### Records ###
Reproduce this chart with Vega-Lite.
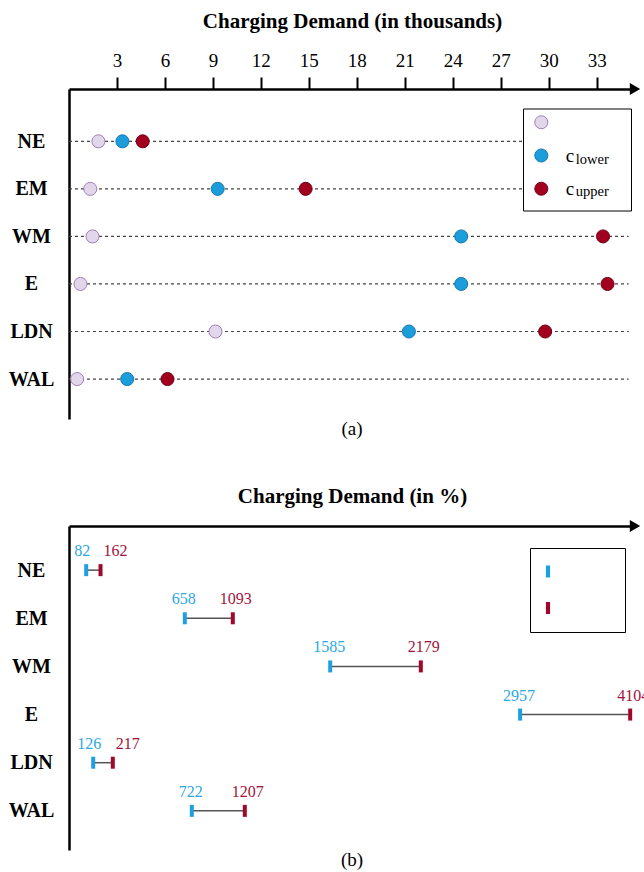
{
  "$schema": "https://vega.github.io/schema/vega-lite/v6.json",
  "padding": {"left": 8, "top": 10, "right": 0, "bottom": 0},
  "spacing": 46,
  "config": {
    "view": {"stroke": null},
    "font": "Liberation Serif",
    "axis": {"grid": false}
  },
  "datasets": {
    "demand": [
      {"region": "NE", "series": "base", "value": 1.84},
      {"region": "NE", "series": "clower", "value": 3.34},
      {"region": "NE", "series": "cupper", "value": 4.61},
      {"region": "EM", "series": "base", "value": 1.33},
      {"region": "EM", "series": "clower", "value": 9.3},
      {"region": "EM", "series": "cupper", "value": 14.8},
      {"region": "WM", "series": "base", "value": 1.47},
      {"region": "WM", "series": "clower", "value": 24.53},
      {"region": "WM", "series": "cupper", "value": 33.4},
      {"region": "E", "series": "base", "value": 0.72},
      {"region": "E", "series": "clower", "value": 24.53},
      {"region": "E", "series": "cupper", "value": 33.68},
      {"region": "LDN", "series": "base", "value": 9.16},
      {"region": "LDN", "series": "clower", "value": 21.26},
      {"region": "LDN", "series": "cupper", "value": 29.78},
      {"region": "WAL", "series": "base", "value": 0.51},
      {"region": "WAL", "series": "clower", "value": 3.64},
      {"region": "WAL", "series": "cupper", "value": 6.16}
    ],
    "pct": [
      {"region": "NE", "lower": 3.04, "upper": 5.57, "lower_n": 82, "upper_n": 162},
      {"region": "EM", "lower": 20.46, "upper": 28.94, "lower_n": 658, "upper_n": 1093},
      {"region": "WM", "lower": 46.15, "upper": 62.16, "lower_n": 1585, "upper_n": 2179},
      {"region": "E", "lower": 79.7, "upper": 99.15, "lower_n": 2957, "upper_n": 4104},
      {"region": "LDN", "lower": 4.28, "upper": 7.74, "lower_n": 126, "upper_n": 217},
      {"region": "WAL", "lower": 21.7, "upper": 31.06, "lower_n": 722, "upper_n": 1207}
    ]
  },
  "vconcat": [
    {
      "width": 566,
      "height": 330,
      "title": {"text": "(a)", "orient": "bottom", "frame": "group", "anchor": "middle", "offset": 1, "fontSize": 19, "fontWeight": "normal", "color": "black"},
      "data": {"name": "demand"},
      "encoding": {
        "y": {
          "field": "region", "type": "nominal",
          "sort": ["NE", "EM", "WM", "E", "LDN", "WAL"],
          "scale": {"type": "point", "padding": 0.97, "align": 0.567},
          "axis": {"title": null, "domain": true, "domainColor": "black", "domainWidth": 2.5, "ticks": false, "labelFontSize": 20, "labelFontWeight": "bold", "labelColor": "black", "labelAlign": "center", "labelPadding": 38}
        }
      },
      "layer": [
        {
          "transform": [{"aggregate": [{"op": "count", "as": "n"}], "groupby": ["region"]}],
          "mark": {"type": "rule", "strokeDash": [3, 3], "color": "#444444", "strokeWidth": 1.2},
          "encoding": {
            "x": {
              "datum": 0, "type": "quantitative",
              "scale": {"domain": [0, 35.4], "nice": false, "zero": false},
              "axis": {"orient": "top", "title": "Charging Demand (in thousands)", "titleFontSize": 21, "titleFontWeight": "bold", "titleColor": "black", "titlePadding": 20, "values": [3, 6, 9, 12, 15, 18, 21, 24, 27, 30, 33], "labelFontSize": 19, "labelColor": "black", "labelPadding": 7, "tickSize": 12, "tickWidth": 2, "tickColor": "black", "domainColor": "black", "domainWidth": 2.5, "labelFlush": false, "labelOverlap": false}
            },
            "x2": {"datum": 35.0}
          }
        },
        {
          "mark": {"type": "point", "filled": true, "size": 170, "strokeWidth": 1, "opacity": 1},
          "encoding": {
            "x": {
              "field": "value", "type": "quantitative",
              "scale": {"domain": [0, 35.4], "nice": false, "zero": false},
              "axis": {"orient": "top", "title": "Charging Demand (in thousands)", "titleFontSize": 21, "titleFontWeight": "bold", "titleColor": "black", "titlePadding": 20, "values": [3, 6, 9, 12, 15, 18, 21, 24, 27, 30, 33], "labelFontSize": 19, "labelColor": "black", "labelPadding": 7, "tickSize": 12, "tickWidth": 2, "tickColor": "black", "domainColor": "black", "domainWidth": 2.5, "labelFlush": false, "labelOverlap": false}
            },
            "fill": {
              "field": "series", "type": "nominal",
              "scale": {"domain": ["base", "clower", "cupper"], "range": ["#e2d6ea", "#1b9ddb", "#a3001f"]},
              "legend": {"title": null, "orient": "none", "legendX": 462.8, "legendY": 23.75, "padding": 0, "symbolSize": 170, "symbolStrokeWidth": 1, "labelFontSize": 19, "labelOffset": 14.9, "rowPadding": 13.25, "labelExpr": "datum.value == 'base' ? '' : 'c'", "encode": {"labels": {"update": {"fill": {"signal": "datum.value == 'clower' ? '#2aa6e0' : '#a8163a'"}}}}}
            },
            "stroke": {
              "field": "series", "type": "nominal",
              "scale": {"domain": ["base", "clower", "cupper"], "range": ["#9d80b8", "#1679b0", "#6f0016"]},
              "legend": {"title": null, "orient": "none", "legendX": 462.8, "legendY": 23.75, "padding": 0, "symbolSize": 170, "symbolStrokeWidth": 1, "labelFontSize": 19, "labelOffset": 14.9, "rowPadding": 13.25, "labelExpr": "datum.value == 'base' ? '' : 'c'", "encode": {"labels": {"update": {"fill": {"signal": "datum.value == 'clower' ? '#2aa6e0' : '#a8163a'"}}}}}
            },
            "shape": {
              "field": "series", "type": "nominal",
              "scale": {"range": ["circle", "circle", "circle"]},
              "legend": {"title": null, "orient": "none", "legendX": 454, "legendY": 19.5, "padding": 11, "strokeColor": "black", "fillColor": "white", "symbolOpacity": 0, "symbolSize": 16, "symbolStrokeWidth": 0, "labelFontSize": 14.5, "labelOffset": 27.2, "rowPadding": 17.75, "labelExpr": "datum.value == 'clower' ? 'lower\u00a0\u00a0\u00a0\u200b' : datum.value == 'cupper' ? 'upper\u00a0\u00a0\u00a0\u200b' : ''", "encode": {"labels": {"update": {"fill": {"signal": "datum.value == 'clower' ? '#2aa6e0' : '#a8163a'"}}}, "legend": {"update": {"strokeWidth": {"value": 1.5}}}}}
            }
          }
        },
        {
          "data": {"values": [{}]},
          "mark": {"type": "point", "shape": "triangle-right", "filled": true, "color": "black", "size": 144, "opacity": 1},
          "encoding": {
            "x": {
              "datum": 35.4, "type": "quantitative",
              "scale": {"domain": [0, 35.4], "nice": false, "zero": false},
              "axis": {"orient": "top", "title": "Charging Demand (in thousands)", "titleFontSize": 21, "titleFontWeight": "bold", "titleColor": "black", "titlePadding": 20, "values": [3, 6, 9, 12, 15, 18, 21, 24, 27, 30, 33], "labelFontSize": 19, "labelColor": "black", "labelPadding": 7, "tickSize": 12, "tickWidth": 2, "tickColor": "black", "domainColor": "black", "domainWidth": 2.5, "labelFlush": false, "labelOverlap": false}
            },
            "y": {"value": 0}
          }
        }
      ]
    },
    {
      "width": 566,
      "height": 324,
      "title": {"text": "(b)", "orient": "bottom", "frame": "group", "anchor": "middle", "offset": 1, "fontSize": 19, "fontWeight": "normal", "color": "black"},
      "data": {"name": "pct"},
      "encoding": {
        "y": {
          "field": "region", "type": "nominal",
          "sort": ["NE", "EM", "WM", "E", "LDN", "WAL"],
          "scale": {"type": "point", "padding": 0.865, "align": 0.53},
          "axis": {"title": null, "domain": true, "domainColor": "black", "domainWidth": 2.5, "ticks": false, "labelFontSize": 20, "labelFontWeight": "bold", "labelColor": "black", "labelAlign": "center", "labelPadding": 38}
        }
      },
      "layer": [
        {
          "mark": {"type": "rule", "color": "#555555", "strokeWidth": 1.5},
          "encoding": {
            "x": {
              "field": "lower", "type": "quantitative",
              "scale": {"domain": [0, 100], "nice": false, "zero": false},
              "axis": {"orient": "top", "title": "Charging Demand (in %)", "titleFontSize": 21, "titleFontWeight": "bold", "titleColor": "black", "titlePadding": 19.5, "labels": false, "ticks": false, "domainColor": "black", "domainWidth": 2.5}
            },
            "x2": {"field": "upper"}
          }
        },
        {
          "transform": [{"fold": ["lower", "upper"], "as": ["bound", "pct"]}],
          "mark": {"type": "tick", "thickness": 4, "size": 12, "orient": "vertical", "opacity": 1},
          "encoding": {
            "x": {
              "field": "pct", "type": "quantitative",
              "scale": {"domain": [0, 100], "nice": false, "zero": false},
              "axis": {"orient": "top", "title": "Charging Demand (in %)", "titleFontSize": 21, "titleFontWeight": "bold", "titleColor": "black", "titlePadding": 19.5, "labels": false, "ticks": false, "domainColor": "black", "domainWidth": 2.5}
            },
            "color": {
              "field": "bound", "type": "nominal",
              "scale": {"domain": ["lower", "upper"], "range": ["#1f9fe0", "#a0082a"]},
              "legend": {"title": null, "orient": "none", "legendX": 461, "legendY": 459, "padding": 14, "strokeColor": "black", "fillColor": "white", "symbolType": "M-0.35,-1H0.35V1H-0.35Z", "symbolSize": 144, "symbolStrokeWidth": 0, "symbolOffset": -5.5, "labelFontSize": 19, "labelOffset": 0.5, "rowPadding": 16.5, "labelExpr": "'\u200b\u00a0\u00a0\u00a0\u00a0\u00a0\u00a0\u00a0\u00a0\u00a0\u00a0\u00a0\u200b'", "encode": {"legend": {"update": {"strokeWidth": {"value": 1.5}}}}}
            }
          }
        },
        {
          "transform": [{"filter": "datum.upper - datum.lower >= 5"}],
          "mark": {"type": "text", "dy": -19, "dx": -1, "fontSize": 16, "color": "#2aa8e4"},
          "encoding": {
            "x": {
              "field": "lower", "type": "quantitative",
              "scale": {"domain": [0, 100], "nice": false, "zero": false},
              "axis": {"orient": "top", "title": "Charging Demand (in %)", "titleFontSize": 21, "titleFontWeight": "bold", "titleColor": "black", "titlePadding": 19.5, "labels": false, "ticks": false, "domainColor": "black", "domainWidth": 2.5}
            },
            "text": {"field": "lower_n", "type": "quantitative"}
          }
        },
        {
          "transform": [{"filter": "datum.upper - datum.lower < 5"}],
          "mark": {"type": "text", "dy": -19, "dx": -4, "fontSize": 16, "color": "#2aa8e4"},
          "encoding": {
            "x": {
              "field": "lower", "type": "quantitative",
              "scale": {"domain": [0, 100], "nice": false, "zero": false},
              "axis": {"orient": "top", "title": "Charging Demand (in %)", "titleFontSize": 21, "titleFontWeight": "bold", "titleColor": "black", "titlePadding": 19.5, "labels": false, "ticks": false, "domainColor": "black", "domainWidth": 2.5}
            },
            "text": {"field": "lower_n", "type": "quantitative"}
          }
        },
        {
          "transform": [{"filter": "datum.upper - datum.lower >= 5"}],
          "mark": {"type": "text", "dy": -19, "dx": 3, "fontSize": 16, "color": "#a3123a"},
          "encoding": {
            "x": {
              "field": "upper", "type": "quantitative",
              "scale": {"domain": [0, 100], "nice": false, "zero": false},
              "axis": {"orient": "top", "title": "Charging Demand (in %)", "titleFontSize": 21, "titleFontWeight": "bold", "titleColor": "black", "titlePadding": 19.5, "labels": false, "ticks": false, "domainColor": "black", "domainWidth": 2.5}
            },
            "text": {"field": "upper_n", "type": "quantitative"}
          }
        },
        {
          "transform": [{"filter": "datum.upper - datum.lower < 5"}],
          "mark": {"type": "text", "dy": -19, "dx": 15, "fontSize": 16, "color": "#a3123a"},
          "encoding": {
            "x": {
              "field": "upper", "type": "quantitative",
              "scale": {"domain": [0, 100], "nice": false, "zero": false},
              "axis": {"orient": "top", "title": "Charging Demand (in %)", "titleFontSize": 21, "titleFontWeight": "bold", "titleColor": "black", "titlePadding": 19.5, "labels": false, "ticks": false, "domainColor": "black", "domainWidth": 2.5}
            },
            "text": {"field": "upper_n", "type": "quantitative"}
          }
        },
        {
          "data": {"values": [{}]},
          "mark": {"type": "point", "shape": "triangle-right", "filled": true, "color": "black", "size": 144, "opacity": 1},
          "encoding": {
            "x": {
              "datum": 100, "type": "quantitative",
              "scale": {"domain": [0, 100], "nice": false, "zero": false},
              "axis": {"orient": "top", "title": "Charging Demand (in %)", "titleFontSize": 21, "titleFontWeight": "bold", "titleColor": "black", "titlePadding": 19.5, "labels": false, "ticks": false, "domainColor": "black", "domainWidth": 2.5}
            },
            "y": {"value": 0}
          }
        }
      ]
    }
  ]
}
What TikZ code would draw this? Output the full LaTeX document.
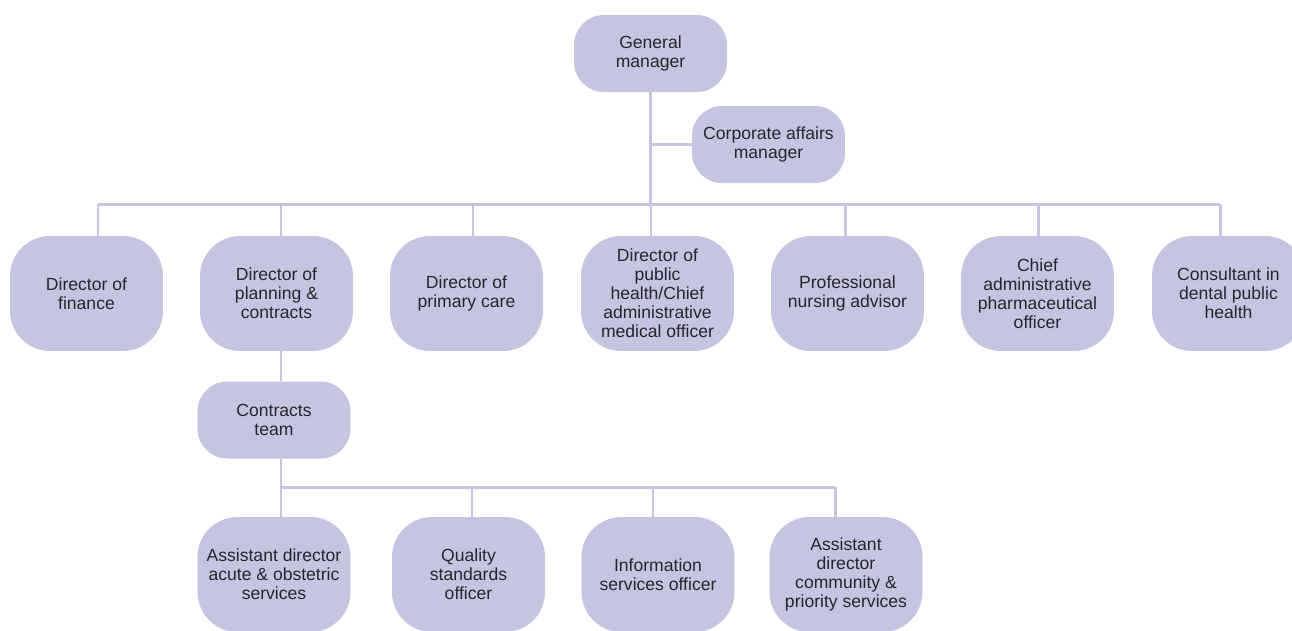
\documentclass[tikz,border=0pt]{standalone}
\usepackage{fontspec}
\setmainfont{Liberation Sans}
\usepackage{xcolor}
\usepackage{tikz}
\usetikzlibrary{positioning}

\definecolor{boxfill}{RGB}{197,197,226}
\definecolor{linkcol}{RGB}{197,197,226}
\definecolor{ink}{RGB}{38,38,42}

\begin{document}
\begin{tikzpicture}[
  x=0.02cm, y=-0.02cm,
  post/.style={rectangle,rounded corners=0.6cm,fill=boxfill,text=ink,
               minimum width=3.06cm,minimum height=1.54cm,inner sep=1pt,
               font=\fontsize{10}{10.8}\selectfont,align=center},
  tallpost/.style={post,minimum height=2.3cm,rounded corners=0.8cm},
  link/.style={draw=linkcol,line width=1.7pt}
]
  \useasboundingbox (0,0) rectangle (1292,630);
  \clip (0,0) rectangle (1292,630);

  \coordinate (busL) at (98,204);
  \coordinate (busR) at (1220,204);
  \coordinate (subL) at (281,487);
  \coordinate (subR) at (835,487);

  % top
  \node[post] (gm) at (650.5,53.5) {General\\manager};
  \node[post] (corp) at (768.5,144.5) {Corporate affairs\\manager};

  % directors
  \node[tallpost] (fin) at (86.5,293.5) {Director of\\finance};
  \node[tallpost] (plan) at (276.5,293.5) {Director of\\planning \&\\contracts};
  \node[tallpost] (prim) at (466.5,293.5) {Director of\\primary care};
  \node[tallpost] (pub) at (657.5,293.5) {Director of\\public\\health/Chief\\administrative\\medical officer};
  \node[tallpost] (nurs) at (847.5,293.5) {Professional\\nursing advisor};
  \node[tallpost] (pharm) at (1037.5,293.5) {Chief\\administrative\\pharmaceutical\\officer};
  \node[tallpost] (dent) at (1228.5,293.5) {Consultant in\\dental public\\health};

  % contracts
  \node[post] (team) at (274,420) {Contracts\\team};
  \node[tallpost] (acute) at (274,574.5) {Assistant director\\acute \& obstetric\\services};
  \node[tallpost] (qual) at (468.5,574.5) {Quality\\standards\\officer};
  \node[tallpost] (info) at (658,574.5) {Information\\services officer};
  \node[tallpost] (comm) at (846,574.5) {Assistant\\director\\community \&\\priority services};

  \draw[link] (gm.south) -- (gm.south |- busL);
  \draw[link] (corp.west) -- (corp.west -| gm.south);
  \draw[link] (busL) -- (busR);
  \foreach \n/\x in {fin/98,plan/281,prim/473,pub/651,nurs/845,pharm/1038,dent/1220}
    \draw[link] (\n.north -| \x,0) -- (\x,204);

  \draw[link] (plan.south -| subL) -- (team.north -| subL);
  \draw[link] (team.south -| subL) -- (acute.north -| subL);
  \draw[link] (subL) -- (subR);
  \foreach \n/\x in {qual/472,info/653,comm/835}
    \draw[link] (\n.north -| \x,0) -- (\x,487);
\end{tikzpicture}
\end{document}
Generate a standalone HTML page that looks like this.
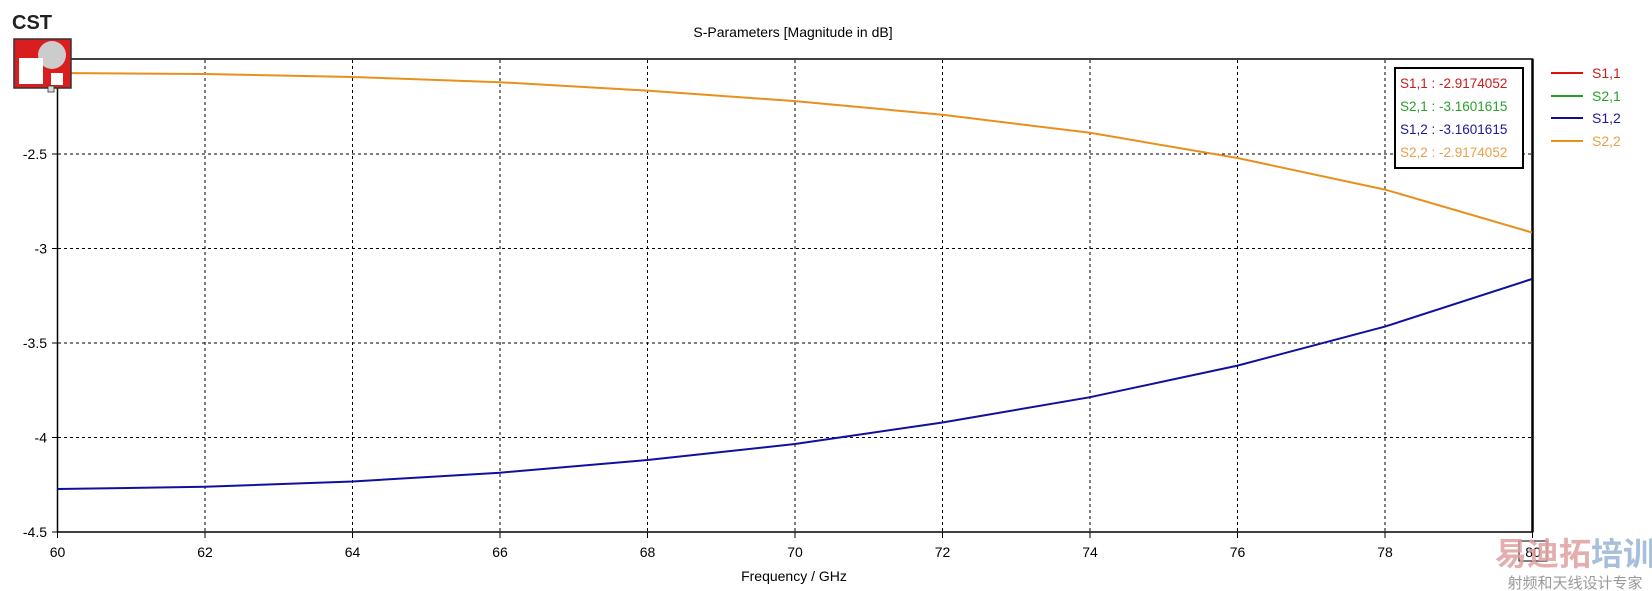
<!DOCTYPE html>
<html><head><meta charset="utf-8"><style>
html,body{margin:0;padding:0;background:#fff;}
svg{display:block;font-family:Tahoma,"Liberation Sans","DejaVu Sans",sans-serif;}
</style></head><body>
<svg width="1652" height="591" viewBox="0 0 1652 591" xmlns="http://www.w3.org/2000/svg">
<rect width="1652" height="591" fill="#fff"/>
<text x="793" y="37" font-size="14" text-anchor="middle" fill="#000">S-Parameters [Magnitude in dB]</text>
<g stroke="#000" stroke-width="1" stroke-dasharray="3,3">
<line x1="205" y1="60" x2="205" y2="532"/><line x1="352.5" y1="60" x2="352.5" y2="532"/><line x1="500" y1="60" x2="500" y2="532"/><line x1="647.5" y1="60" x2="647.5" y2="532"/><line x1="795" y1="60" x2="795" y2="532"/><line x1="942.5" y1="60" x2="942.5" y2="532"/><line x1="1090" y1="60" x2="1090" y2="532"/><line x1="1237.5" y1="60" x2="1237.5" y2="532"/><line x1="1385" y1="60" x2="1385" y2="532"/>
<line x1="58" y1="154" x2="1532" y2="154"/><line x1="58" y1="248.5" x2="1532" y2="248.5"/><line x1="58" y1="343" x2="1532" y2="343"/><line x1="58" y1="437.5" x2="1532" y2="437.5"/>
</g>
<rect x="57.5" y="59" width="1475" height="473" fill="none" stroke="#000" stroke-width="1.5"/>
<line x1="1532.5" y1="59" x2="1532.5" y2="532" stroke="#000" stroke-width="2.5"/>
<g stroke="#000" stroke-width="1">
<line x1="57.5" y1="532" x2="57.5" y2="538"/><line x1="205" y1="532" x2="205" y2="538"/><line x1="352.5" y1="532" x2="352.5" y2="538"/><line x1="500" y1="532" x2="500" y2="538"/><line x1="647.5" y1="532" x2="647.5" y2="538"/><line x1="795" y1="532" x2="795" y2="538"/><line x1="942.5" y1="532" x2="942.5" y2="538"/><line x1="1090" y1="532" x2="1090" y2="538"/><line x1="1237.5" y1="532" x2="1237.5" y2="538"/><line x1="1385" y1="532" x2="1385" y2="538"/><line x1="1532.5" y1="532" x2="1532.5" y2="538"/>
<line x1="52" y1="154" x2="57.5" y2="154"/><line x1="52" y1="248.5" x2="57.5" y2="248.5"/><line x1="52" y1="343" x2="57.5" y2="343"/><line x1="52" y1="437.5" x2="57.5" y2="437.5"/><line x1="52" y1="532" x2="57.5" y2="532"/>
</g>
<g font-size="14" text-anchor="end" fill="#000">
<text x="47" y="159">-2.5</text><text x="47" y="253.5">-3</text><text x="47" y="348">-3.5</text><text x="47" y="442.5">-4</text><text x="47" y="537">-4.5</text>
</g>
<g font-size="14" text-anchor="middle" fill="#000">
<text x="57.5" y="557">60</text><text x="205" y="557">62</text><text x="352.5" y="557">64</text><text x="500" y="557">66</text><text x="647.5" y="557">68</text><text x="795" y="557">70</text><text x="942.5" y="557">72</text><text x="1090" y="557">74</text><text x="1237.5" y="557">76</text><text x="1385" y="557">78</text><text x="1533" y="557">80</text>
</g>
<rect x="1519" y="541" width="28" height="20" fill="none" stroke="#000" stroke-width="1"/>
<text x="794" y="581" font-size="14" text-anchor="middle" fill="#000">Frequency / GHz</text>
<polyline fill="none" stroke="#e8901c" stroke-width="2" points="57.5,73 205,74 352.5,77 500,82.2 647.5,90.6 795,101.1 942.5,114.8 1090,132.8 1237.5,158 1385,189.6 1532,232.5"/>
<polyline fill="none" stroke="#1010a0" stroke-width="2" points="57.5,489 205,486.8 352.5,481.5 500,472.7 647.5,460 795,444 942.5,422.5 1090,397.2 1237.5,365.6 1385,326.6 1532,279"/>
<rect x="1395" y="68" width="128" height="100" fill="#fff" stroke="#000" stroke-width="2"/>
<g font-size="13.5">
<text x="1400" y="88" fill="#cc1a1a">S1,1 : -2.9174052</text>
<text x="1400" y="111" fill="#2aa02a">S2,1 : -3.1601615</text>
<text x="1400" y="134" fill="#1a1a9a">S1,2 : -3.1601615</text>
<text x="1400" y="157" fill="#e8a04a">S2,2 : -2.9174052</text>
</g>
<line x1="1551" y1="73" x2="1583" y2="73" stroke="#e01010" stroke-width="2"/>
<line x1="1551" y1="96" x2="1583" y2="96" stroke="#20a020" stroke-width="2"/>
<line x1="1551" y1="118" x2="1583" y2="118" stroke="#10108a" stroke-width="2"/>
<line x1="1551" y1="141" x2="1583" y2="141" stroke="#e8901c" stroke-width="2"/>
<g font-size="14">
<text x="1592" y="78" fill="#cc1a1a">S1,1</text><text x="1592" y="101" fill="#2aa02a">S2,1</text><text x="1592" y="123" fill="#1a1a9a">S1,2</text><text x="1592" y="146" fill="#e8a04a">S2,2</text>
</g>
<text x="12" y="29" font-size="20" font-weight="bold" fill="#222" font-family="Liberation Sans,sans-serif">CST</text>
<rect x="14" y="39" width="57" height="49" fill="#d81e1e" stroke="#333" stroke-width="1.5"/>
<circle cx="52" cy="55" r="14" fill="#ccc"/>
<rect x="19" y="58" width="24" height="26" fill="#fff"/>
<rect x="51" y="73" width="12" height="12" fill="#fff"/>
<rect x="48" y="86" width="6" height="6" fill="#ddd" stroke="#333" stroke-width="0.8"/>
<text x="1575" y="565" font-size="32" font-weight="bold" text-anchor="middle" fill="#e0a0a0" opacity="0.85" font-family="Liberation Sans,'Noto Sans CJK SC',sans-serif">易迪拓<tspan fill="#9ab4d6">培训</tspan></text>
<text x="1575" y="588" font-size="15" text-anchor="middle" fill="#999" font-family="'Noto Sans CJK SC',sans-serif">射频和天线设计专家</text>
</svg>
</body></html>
###
Task – What is the number of lines containing "standalone"? Give that number only.

Exercise output – 2